## [Do this]
Output the lines exactly, from the one where "Rebuild this diagram" appears through the one where "(b45) at (452.5,340.5)" appears. Images are left out.

--- Begin Given entries ---

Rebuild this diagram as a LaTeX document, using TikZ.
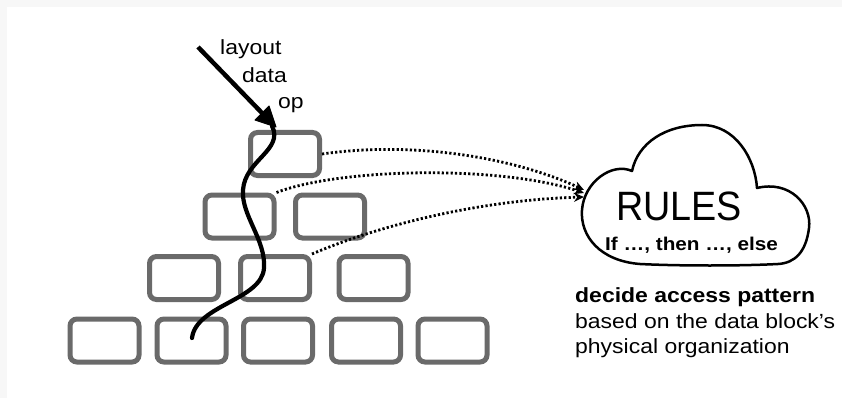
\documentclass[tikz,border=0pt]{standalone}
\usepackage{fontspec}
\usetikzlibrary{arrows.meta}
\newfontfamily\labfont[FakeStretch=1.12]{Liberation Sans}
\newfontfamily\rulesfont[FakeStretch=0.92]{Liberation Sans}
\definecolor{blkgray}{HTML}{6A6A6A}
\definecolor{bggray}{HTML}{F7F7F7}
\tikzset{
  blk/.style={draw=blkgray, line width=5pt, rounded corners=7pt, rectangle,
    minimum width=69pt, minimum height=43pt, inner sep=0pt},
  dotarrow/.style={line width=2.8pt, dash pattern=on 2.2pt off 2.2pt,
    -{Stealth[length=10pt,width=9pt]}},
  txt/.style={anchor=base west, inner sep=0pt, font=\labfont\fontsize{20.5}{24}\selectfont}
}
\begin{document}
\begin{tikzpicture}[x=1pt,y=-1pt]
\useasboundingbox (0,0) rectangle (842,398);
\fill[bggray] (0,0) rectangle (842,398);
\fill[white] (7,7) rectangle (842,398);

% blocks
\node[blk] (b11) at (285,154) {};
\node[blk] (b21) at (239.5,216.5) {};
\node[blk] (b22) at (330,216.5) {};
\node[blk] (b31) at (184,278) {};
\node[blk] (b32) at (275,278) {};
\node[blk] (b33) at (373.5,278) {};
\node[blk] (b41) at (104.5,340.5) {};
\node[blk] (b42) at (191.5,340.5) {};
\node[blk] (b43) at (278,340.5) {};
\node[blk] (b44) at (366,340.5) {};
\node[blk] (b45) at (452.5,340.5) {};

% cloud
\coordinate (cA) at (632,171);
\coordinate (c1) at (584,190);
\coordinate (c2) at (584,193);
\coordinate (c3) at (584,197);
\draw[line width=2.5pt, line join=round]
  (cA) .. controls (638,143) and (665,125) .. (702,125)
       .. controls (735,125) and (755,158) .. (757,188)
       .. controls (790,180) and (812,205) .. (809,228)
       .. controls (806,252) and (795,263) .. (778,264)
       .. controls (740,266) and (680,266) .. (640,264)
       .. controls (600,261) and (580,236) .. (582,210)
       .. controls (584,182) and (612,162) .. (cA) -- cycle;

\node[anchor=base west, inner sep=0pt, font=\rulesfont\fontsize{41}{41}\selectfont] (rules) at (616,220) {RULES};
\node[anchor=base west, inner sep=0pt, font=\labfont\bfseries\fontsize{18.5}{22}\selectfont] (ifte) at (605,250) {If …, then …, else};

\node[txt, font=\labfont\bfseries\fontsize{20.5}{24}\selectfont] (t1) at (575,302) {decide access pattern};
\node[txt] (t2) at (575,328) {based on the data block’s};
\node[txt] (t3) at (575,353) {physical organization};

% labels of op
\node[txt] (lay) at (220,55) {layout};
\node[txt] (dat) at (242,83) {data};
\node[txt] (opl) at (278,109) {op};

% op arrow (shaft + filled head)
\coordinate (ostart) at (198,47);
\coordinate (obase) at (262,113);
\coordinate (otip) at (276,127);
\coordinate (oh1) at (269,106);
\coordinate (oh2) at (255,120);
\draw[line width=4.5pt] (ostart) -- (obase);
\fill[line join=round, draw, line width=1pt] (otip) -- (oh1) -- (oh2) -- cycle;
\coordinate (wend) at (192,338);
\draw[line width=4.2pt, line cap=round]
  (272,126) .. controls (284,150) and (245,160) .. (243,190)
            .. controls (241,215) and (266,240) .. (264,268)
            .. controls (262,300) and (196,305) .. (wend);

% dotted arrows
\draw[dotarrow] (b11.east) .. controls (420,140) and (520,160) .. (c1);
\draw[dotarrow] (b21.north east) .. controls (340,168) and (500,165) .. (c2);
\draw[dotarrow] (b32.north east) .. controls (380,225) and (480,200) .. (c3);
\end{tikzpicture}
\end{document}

--- End Given entries ---
--- Begin Given entries ---

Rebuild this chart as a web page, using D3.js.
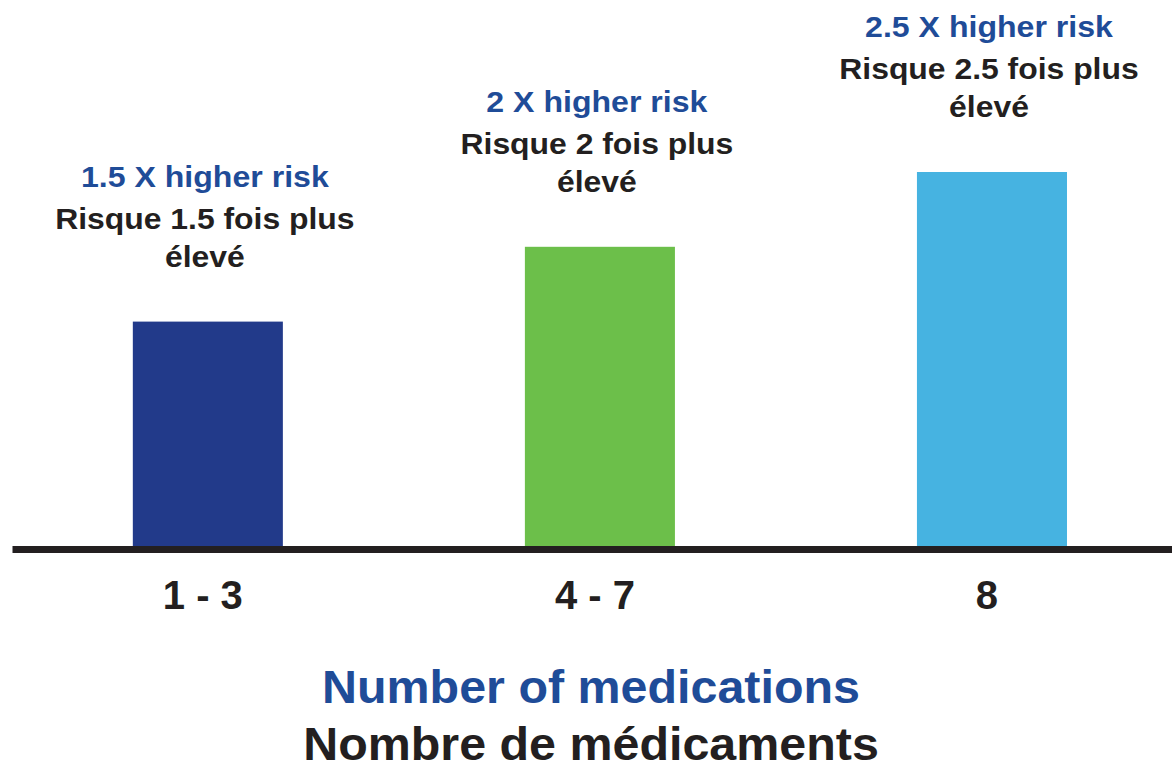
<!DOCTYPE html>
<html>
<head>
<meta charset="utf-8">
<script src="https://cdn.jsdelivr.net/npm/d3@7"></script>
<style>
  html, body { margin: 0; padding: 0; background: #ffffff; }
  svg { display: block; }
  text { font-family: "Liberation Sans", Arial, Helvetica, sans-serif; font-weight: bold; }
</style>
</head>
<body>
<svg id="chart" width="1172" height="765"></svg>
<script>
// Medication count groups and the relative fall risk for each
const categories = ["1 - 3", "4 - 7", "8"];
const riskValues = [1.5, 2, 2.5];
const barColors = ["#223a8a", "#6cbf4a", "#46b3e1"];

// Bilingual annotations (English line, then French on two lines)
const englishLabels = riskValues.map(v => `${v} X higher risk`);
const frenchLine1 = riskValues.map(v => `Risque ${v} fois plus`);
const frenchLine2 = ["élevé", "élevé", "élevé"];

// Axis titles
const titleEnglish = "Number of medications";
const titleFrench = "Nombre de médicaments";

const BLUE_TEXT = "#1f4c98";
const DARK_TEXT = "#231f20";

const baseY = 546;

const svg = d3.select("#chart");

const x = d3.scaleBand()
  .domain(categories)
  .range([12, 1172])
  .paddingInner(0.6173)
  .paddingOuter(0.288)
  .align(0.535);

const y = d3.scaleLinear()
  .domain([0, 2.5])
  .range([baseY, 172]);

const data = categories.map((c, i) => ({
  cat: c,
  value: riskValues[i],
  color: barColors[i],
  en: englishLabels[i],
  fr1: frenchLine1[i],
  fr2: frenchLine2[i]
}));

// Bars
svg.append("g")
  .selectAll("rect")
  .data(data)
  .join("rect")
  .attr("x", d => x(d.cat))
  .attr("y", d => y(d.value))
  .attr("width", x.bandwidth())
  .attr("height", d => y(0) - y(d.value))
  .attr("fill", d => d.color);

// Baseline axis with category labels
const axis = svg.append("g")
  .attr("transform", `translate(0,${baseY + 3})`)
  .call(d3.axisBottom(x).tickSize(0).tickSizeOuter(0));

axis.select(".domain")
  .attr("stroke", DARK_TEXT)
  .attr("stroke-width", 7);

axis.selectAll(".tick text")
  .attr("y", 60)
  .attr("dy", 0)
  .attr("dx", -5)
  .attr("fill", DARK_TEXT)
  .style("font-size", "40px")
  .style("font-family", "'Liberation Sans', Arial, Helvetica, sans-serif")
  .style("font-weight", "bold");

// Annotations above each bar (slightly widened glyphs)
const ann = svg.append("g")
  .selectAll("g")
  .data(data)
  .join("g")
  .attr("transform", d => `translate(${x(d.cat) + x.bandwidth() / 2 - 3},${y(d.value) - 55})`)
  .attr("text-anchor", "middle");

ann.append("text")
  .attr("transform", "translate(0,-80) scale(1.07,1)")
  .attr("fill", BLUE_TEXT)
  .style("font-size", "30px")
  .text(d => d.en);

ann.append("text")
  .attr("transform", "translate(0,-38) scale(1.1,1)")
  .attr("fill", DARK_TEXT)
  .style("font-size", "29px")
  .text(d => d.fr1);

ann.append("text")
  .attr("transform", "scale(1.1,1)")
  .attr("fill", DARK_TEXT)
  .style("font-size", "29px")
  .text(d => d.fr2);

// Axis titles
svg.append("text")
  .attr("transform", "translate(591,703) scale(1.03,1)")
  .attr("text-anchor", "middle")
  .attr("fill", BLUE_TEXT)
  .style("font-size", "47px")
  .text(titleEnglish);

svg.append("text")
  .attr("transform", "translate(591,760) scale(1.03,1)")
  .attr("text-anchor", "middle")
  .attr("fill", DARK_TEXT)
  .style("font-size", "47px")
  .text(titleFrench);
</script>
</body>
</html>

--- End Given entries ---

## [Correct result]
Rebuild this diagram as a LaTeX document, using TikZ.
\documentclass[tikz,border=0pt]{standalone}
\usepackage{fontspec}
\usetikzlibrary{arrows.meta}
\newfontfamily\labfont[FakeStretch=1.12]{Liberation Sans}
\newfontfamily\rulesfont[FakeStretch=0.92]{Liberation Sans}
\definecolor{blkgray}{HTML}{6A6A6A}
\definecolor{bggray}{HTML}{F7F7F7}
\tikzset{
  blk/.style={draw=blkgray, line width=5pt, rounded corners=7pt, rectangle,
    minimum width=69pt, minimum height=43pt, inner sep=0pt},
  dotarrow/.style={line width=2.8pt, dash pattern=on 2.2pt off 2.2pt,
    -{Stealth[length=10pt,width=9pt]}},
  txt/.style={anchor=base west, inner sep=0pt, font=\labfont\fontsize{20.5}{24}\selectfont}
}
\begin{document}
\begin{tikzpicture}[x=1pt,y=-1pt]
\useasboundingbox (0,0) rectangle (842,398);
\fill[bggray] (0,0) rectangle (842,398);
\fill[white] (7,7) rectangle (842,398);

% blocks
\node[blk] (b11) at (285,154) {};
\node[blk] (b21) at (239.5,216.5) {};
\node[blk] (b22) at (330,216.5) {};
\node[blk] (b31) at (184,278) {};
\node[blk] (b32) at (275,278) {};
\node[blk] (b33) at (373.5,278) {};
\node[blk] (b41) at (104.5,340.5) {};
\node[blk] (b42) at (191.5,340.5) {};
\node[blk] (b43) at (278,340.5) {};
\node[blk] (b44) at (366,340.5) {};
\node[blk] (b45) at (452.5,340.5) {};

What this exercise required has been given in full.